In 2005, Kitsap County amended its critical areas ordinance to require that every marine shoreline landowner set aside significant portions of his or her property as “undisturbed natural vegetation areas” to provide buffers for fish habitat.

The fish habitat buffers are automatically imposed as a mandatory condition on any new application for shoreline development. The size of the buffer is determined solely on the property’s classification: urban areas are subject to 50-foot buffers, while rural and semi-rural areas are subject to a 100-foot buffer (based on 2007 revisions to its CAO).

KAPO opposed the marine shoreline buffers, arguing that the buffers failed to comply with the Growth Management Act’s “best available science” requirement and violated the constitutional essential nexus and rough proportionality tests, as incorporated by RCW 82.02.020.

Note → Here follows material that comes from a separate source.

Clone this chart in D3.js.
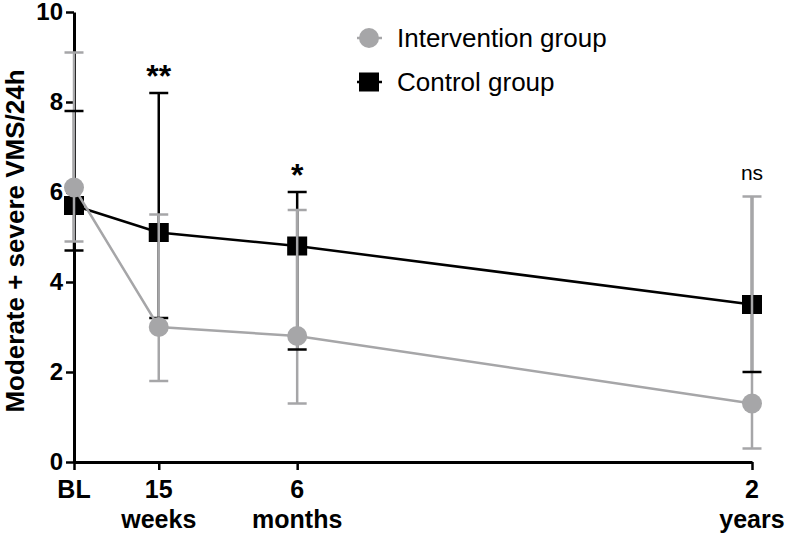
<!DOCTYPE html>
<html>
<head>
<meta charset="utf-8">
<script src="https://cdn.jsdelivr.net/npm/d3@7"></script>
<style>
  body { margin: 0; background: #fff; }
  text { font-family: "Liberation Sans", Arial, Helvetica, sans-serif; }
</style>
</head>
<body>
<div id="chart"></div>
<script>
// chart data
const timeLabels = [["BL"], ["15", "weeks"], ["6", "months"], ["2", "years"]];
const timeX = [0, 3, 7.9, 24];          // position of each visit on the time axis
const interventionMean  = [6.1, 3.0, 2.8, 1.3];
const interventionUpper = [9.1, 5.5, 5.6, 5.9];
const interventionLower = [4.9, 1.8, 1.3, 0.3];
const controlMean  = [5.7, 5.1, 4.8, 3.5];
const controlUpper = [7.8, 8.2, 6.0, 5.9];
const controlLower = [4.7, 3.2, 2.5, 2.0];
const sigLabels = ["", "**", "*", "ns"];
const yTicks = [0, 2, 4, 6, 8, 10];

const width = 786;
const height = 536;
const margin = {left: 74, right: 34, top: 12, bottom: 74};
const gray = "#a6a6a8";
const capHalf = 9.5;

const svg = d3.select("#chart")
  .append("svg")
  .attr("width", width)
  .attr("height", height);

const xScale = d3.scaleLinear()
  .domain([0, 24])
  .range([margin.left, width - margin.right]);

const yScale = d3.scaleLinear()
  .domain([0, 10])
  .range([height - margin.bottom, margin.top]);

const rows = timeX.map((t, i) => ({
  t: t,
  im: interventionMean[i], iu: interventionUpper[i], il: interventionLower[i],
  cm: controlMean[i], cu: controlUpper[i], cl: controlLower[i],
  sig: sigLabels[i], label: timeLabels[i]
}));

// y axis
const yAxis = svg.append("g")
  .attr("transform", `translate(${margin.left},0)`)
  .call(d3.axisLeft(yScale).tickValues(yTicks).tickSize(8).tickSizeOuter(0).tickPadding(3));
yAxis.select(".domain").attr("stroke-width", 3);
yAxis.selectAll(".tick line").attr("stroke-width", 2.5);
yAxis.selectAll(".tick text")
  .attr("font-size", "24px")
  .attr("font-weight", "bold")
  .attr("fill", "#000");

// x axis
const xAxis = svg.append("g")
  .attr("transform", `translate(0,${height - margin.bottom})`)
  .call(d3.axisBottom(xScale).tickValues(timeX).tickSize(8).tickSizeOuter(0).tickFormat(""));
xAxis.select(".domain").attr("stroke-width", 3);
xAxis.selectAll(".tick line").attr("stroke-width", 2.5);

const xLab = svg.append("g")
  .selectAll("text")
  .data(rows)
  .enter()
  .append("text")
    .attr("text-anchor", "middle")
    .attr("font-size", "25px")
    .attr("font-weight", "bold")
    .attr("x", d => xScale(d.t))
    .attr("y", height - margin.bottom + 36);
xLab.selectAll("tspan")
  .data(d => d.label)
  .enter()
  .append("tspan")
    .attr("x", function() { return d3.select(this.parentNode).attr("x"); })
    .attr("dy", (d, i) => i === 0 ? 0 : 30)
    .text(d => d);

// y axis title
svg.append("text")
  .attr("transform", `translate(24,${(yScale(0) + yScale(10)) / 2 + 4}) rotate(-90)`)
  .attr("text-anchor", "middle")
  .attr("font-size", "26px")
  .attr("font-weight", "bold")
  .text("Moderate + severe VMS/24h");

// control group: error bars, line, squares
svg.selectAll(".c-err")
  .data(rows)
  .enter()
  .append("line")
    .attr("class", "c-err")
    .attr("x1", d => xScale(d.t)).attr("x2", d => xScale(d.t))
    .attr("y1", d => yScale(d.cu)).attr("y2", d => yScale(d.cl))
    .attr("stroke", "#000").attr("stroke-width", 2.5);

svg.append("path")
  .datum(rows)
  .attr("fill", "none")
  .attr("stroke", "#000")
  .attr("stroke-width", 2.5)
  .attr("d", d3.line().x(d => xScale(d.t)).y(d => yScale(d.cm)));

svg.selectAll(".c-pt")
  .data(rows)
  .enter()
  .append("rect")
    .attr("class", "c-pt")
    .attr("x", d => xScale(d.t) - 10)
    .attr("y", d => yScale(d.cm) - 9.5)
    .attr("width", 20)
    .attr("height", 19)
    .attr("fill", "#000");

// intervention group error bars
svg.selectAll(".i-err")
  .data(rows)
  .enter()
  .append("line")
    .attr("class", "i-err")
    .attr("x1", d => xScale(d.t)).attr("x2", d => xScale(d.t))
    .attr("y1", d => yScale(d.iu)).attr("y2", d => yScale(d.il))
    .attr("stroke", gray).attr("stroke-width", 2.5);

["iu", "il"].forEach(k => {
  svg.selectAll(".cap-" + k)
    .data(rows)
    .enter()
    .append("line")
      .attr("x1", d => xScale(d.t) - capHalf).attr("x2", d => xScale(d.t) + capHalf)
      .attr("y1", d => yScale(d[k])).attr("y2", d => yScale(d[k]))
      .attr("stroke", gray).attr("stroke-width", 2.5);
});

// control caps on top
["cu", "cl"].forEach(k => {
  svg.selectAll(".cap-" + k)
    .data(rows.filter(d => d[k] !== d.iu))
    .enter()
    .append("line")
      .attr("x1", d => xScale(d.t) - capHalf).attr("x2", d => xScale(d.t) + capHalf)
      .attr("y1", d => yScale(d[k])).attr("y2", d => yScale(d[k]))
      .attr("stroke", "#000").attr("stroke-width", 2.5);
});

// intervention line and circles
svg.append("path")
  .datum(rows)
  .attr("fill", "none")
  .attr("stroke", gray)
  .attr("stroke-width", 2.5)
  .attr("d", d3.line().x(d => xScale(d.t)).y(d => yScale(d.im)));

svg.selectAll(".i-pt")
  .data(rows)
  .enter()
  .append("circle")
    .attr("class", "i-pt")
    .attr("cx", d => xScale(d.t))
    .attr("cy", d => yScale(d.im))
    .attr("r", 10)
    .attr("fill", gray);

// significance marks above the highest bar
svg.selectAll(".sig")
  .data(rows.filter(d => d.sig !== ""))
  .enter()
  .append("text")
    .attr("class", "sig")
    .attr("text-anchor", "middle")
    .attr("x", d => xScale(d.t))
    .attr("y", d => yScale(Math.max(d.iu, d.cu)) - (d.sig === "ns" ? 17 : 6))
    .attr("font-size", d => d.sig === "ns" ? "21px" : "32px")
    .attr("font-weight", d => d.sig === "ns" ? "normal" : "bold")
    .text(d => d.sig);

// legend
const legend = svg.append("g").attr("transform", "translate(369,0)");
legend.append("line")
  .attr("x1", -12).attr("x2", 13).attr("y1", 38).attr("y2", 38)
  .attr("stroke", gray).attr("stroke-width", 2.5);
legend.append("circle")
  .attr("cx", 0).attr("cy", 38).attr("r", 10).attr("fill", gray);
legend.append("text")
  .attr("x", 28).attr("y", 47)
  .attr("font-size", "26px")
  .text("Intervention group");
legend.append("line")
  .attr("x1", -12).attr("x2", 13).attr("y1", 82).attr("y2", 82)
  .attr("stroke", "#000").attr("stroke-width", 2.5);
legend.append("rect")
  .attr("x", -10).attr("y", 72.5).attr("width", 20).attr("height", 19).attr("fill", "#000");
legend.append("text")
  .attr("x", 28).attr("y", 91)
  .attr("font-size", "26px")
  .text("Control group");
</script>
</body>
</html>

Specifically, KAPO argued that Kitsap County’s decision to impose the exact same buffer restrictions on fully-developed lots (e.g., residential communities, commercial properties) as it imposed on undeveloped parcels was unsupported by science in the record, which only addressed the functions and values that can exist on undeveloped property.

Despite science recognizing that fully-developed residential lots have different functions and values than undeveloped lots, and recommending a site-specific approach to regulating marine shorelines, the Board concluded that the GMA required the County to err on the side of imposing prescriptive buffers that are larger than necessary. This conclusion was upheld by the trial court and Division II of the Court of Appeals.